The other matter that will be weighing on Alan’s mind as he drafts the MPS is the sharp increase in bank credit margins as a result of recent turmoil in global financial and investment markets. European banks are under capital pressure and their credit standing is deteriorating. Australasian banks borrow part of their funding requirements form European debt capital markets and investors in those markets are demanding much higher credit premiums. Increased cost of funds for the banks (from both offshore and onshore retail sources) adds to the equation to leave the OCR lower for longer (at this stage).
Given this outlook for interest rates and the current low nominal rates available, Mum and Dad retail investors will most likely swamp the current Air New Zealand $150 million corporate bond offering. In normal market conditions an airline with a Moody’s Baa3 credit rating (equivalent to S & P rating of BBB-) on credit outlook “negative” would have to pay 250 to 275 basis points (2.50% to 2.75%) over the five-year swap rate. However, do not be surprised to see Air New Zealand issue their bonds at 200 points over swap rates for an all-up interest rate of 6.20%. Such is the pent-up retail investor demand for a restricted supply of corporate bonds to invest into.
NEW ZEALAND DOLLAR MARKET COMMENTARY
Central bankers calling the NZD’s tune
Following the plunge from the highs of 0.8800 down to 0.8000 in early August when sharemarkets tanked on the weaker global growth outlook, the NZD/USD exchange rate has zigzagged between 0.8150 and 0.8400 in still quite volatile FX markets. The Kiwi is either bought or sold by traders/speculators on a daily basis depending upon whether investment markets are in “risk-on” or “risk-off” mode. The incredibly skittish nature of the markets being such that it is impossible to predict the near term direction of the Kiwi dollar. Adding to the daily gyrations is the withdrawal of some global investment banks form the Kiwi-dollar interbank market, thus reducing trading liquidity/volumes and exaggerating movements. When global sharemarkets settle down there will be an opportunity for more stability in the NZD/USD currency market.
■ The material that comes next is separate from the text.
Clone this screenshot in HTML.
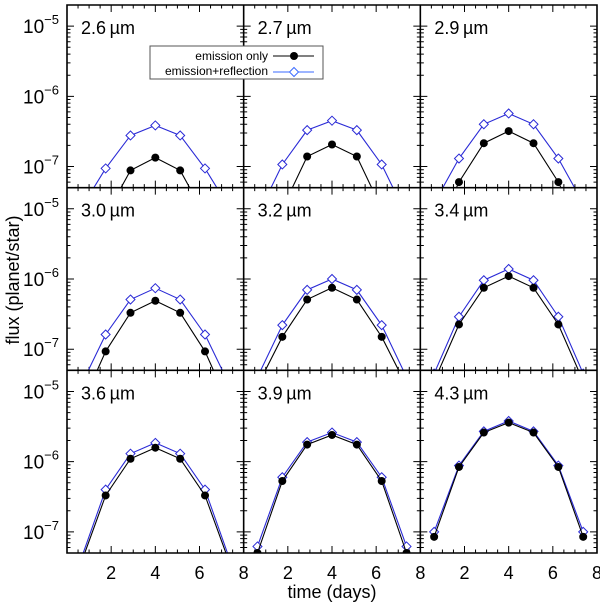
<!DOCTYPE html>
<html><head><meta charset="utf-8"><style>
body{margin:0;background:#fff}
svg{display:block;font-family:"Liberation Sans","DejaVu Sans",sans-serif}
</style></head><body>
<svg id="c" width="600" height="603" viewBox="0 0 600 603"></svg>
<script>
const labels=["2.6","2.7","2.9","3.0","3.2","3.4","3.6","3.9","4.3"];
const times=[0.625,1.75,2.875,4,5.125,6.25,7.375];
const emission=[
[1e-8,2e-8,8.8e-8,1.34e-7,8.8e-8,2e-8,1e-8],
[1.2e-8,2.5e-8,1.39e-7,2.06e-7,1.39e-7,2.5e-8,1.2e-8],
[1e-8,6e-8,2.15e-7,3.2e-7,2.15e-7,6e-8,1e-8],
[1.5e-8,9.3e-8,3.3e-7,4.9e-7,3.3e-7,9.3e-8,1.5e-8],
[3e-8,1.5e-7,5.1e-7,7.5e-7,5.1e-7,1.5e-7,3e-8],
[3.5e-8,2.25e-7,7.5e-7,1.1e-6,7.5e-7,2.25e-7,3.5e-8],
[3.5e-8,3.3e-7,1.1e-6,1.58e-6,1.1e-6,3.3e-7,3.5e-8],
[5e-8,5.3e-7,1.75e-6,2.4e-6,1.75e-6,5.3e-7,5e-8],
[8.5e-8,8.4e-7,2.6e-6,3.6e-6,2.6e-6,8.4e-7,8.5e-8]];
const reflection=[
[2.5e-8,9.4e-8,2.77e-7,3.85e-7,2.77e-7,9.4e-8,2.5e-8],
[2e-8,1.07e-7,3.3e-7,4.5e-7,3.3e-7,1.07e-7,2e-8],
[3e-8,1.3e-7,4e-7,5.7e-7,4e-7,1.3e-7,3e-8],
[3e-8,1.62e-7,5.1e-7,7.4e-7,5.1e-7,1.62e-7,3e-8],
[4e-8,2.2e-7,7e-7,1e-6,7e-7,2.2e-7,4e-8],
[4.5e-8,2.9e-7,9.6e-7,1.39e-6,9.6e-7,2.9e-7,4.5e-8],
[4e-8,4e-7,1.3e-6,1.85e-6,1.3e-6,4e-7,4e-8],
[6.2e-8,6e-7,1.9e-6,2.6e-6,1.9e-6,6e-7,6.2e-8],
[1e-7,8.8e-7,2.7e-6,3.8e-6,2.7e-6,8.8e-7,1e-7]];
const xTicks=[2,4,6,8];
const yTicks=[-5,-6,-7];

const NS="http://www.w3.org/2000/svg";
const svg=document.getElementById('c');
function mk(t,a,p){const e=document.createElementNS(NS,t);for(const k in a)e.setAttribute(k,a[k]);(p||svg).appendChild(e);return e;}
const L=67,R=597,T=5,B=553,PW=(R-L)/3,PH=(B-T)/3;
const YMIN=Math.log10(5e-8),YMAX=Math.log10(2e-5);
let defs=mk('defs',{});
for(let i=0;i<9;i++){const c=i%3,r=Math.floor(i/3);const cp=mk('clipPath',{id:'cp'+i},defs);
mk('rect',{x:L+c*PW,y:T+r*PH,width:PW,height:PH},cp);}
for(let i=0;i<9;i++){
 const c=i%3,r=Math.floor(i/3),x0=L+c*PW,y0=T+r*PH;
 const X=t=>x0+t/8*PW, Y=v=>y0+(YMAX-Math.log10(v))/(YMAX-YMIN)*PH;
 const g=mk('g',{});
 
 
 let d='';
 for(let t=0.5;t<8;t+=0.5){const L2=(t%2===0)?7:3.5;d+=`M${X(t)},${y0+PH}v${-L2}M${X(t)},${y0}v${L2}`;}
 for(let e=-8;e<=-5;e++)for(let m=1;m<10;m++){const v=m*Math.pow(10,e);const lv=Math.log10(v);if(lv<=YMIN||lv>=YMAX)continue;const L2=m===1?7:3.5;const yy=Y(v);d+=`M${x0},${yy}h${L2}M${x0+PW},${yy}h${-L2}`;}
 mk('path',{d:d,stroke:'#000','stroke-width':1,fill:'none'},g);
 const cg=mk('g',{'clip-path':`url(#cp${i})`},g);
 const series=[[reflection[i],'#2a2ad6','diamond'],[emission[i],'#000','dot']];
 series.forEach(([vals,col,sym])=>{
  const pts=times.map((t,k)=>[X(t),Y(vals[k])]);
  const pl=mk('polyline',{points:pts.map(p=>p.join(',')).join(' '),fill:'none',stroke:col,'stroke-width':1.1},cg);
  
  
  pts.forEach(p=>{let m;
   if(sym==='dot')m=mk('circle',{cx:p[0],cy:p[1],r:4,fill:'#000'},cg);
   else m=mk('path',{d:`M${p[0]},${p[1]-4.5}l4.5,4.5l-4.5,4.5l-4.5,-4.5z`,fill:'#fff',stroke:col,'stroke-width':1},cg);
   
   });
 });
 const lab=mk('text',{x:x0+14,y:y0+29,'font-size':18},g);lab.textContent=labels[i]+'\u2009\u00b5m';
 
 
 if(c===0){yTicks.forEach(e=>{const tx=mk('text',{x:x0-8,y:Y(Math.pow(10,e))+7,'font-size':19,'text-anchor':'end'},g);
  tx.innerHTML=`10<tspan dy="-9" font-size="13">\u2212${-e}</tspan>`;
  
  });}
 if(r===2){xTicks.forEach(t=>{const tx=mk('text',{x:X(t),y:579,'font-size':18,'text-anchor':'middle'},g);tx.textContent=t;
  
  });}
}
let fd=`M${L},${T}H${R}V${B}H${L}Z`;
for(let k=1;k<3;k++){fd+=`M${L+k*PW},${T}V${B}M${L},${T+k*PH}H${R}`;}
const fr=mk('path',{d:fd,fill:'none',stroke:'#000','stroke-width':1.6});


const lg=mk('g',{});


mk('rect',{x:150,y:46,width:173,height:33,fill:'#fff',stroke:'#555','stroke-width':1},lg);
const t1=mk('text',{x:268,y:60,'font-size':12,'text-anchor':'end'},lg);t1.textContent='emission only';
const t2=mk('text',{x:268,y:75,'font-size':12,'text-anchor':'end'},lg);t2.textContent='emission+reflection';
mk('line',{x1:273,y1:56,x2:314,y2:56,stroke:'#000'},lg);mk('circle',{cx:294,cy:56,r:4,fill:'#000'},lg);
mk('line',{x1:273,y1:72,x2:314,y2:72,stroke:'#3a6aff'},lg);
mk('path',{d:'M294,67.5l4.5,4.5l-4.5,4.5l-4.5,-4.5z',fill:'#fff',stroke:'#3a6aff'},lg);
const xt=mk('text',{x:332,y:598,'font-size':18,'text-anchor':'middle'});xt.textContent='time (days)';


const yt=mk('text',{x:0,y:0,'font-size':18,'text-anchor':'middle',transform:'translate(19,280) rotate(-90)'});yt.textContent='flux (planet/star)';


</script>
</body></html>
The world’s financial and investment markets built up high expectations last week ahead of the Jackson Hole speech by US Federal Reserve Chairman, Ben Bernanke that he would signal further quantitative monetary easing measures (“QE3”). A clear signal was not provided by Mr Bernanke; however he continues to express concern at the lack of employment growth in the US economy. Mr Bernanke needs to garner wider consensus support in the Fed before embarking on printing more money to help the US economy. He reiterated the need for the US Government to move on its fiscal policy as loose monetary policy has done almost all it can to help the economy back to positive growth. The markets, whilst not observing a green or red light to QE3, took heart from the speech with the Dow Jones Index rising on Friday 26 August and the Kiwi jumping up one cent to 0.8400. The markets will centre their attention on the next Federal Reserve meeting next month which has been extended to a two day affair to consider the requirement for a QE3.
The attitude, decisions and statements from central bankers is playing an increasing role in determining the immediate direction and pricing of the NZ dollar:-
§ Should the US Federal Reserve implement a QE3 monetary stimulus the US dollar itself can be expected to weaken against all currencies as additional supply of USD’s comes onto the markets. US economic data trends between now and the September Fed meeting may well determine the Fed’s decision. Employment and ISM manufacturing economic data this week will be early indicators as to whether the US economy is pulling out of its winter slump or not.
§ The Reserve Bank of Australia’s Governor Glenn Stevens is not moving away from his earlier view that the mining/commodities boom in Australia will see the economy through despite very weak domestic economic indicators. He still sees inflation risks ahead and his latest speech caused the Australian interest rate markets to remove some of their future pricing of official interest rate cuts. The AUD pulled back from $1.1000 to $1.0300 against the USD on the weaker global growth story three weeks ago. However, it has strengthened back to $1.0600 since, as the US contemplate further loosening and the RBA virtually rule out any monetary loosening. The NZD/USD rate follows the AUD/USD rate very closely and for the meantime the RBA monetary stance is dominating the NZD direction.
§ The European Central Bank has operated completely independently and separately to European political leaders in addressing the fiscal deficit and debt problems besetting the European economies. The ECB increased their official interest rates to 1.5% in March, which now looks like a policy mistake in the face of weaker economic growth and receding inflation worries. An interest rate cut in Europe to help consumer spending recover would seem necessary and that would weaken the Euro exchange rate against the USD from its current level of $1.4500. The Swiss do not want their currency any stronger and are intervening to stop its appreciation; the Germans are in the same boat as their export growth suffers from the Euro being too strong.
§ Focus will shift onto the Reserve Bank of New Zealand on 15 September with the quarterly Monetary Policy Statement. The tone and message from Alan Bollard can be expected to be totally different to what the RBNZ were saying in June. The outlook for the NZ economy in 2012 is now much more uncertain as lower global growth, lower agricultural export commodity prices and the high NZD/USD exchange rate all combine to drag growth down from previous forecasts of +4.00% to considerably lower levels. Whilst the NZ dollar stays above 0.8000, the RBNZ cannot raise official interest rates. The 15 September RBNZ statement could well be considerably more “dovish” than what the markets anticipate and lead to stand-alone NZD selling.
The high Australian dollar rate against the USD is doing serious damage to investment and jobs in the non-resources industries in Australia. The same is starting to happen to several NZ export industries as well. Wholemilk powder and other key export commodity prices (e.g. logs) are now decreasing and diverging from the NZD/USD movements. A sustained period of this separation of prices is disastrous for the NZ economy and eventually the currency markets will recognise this.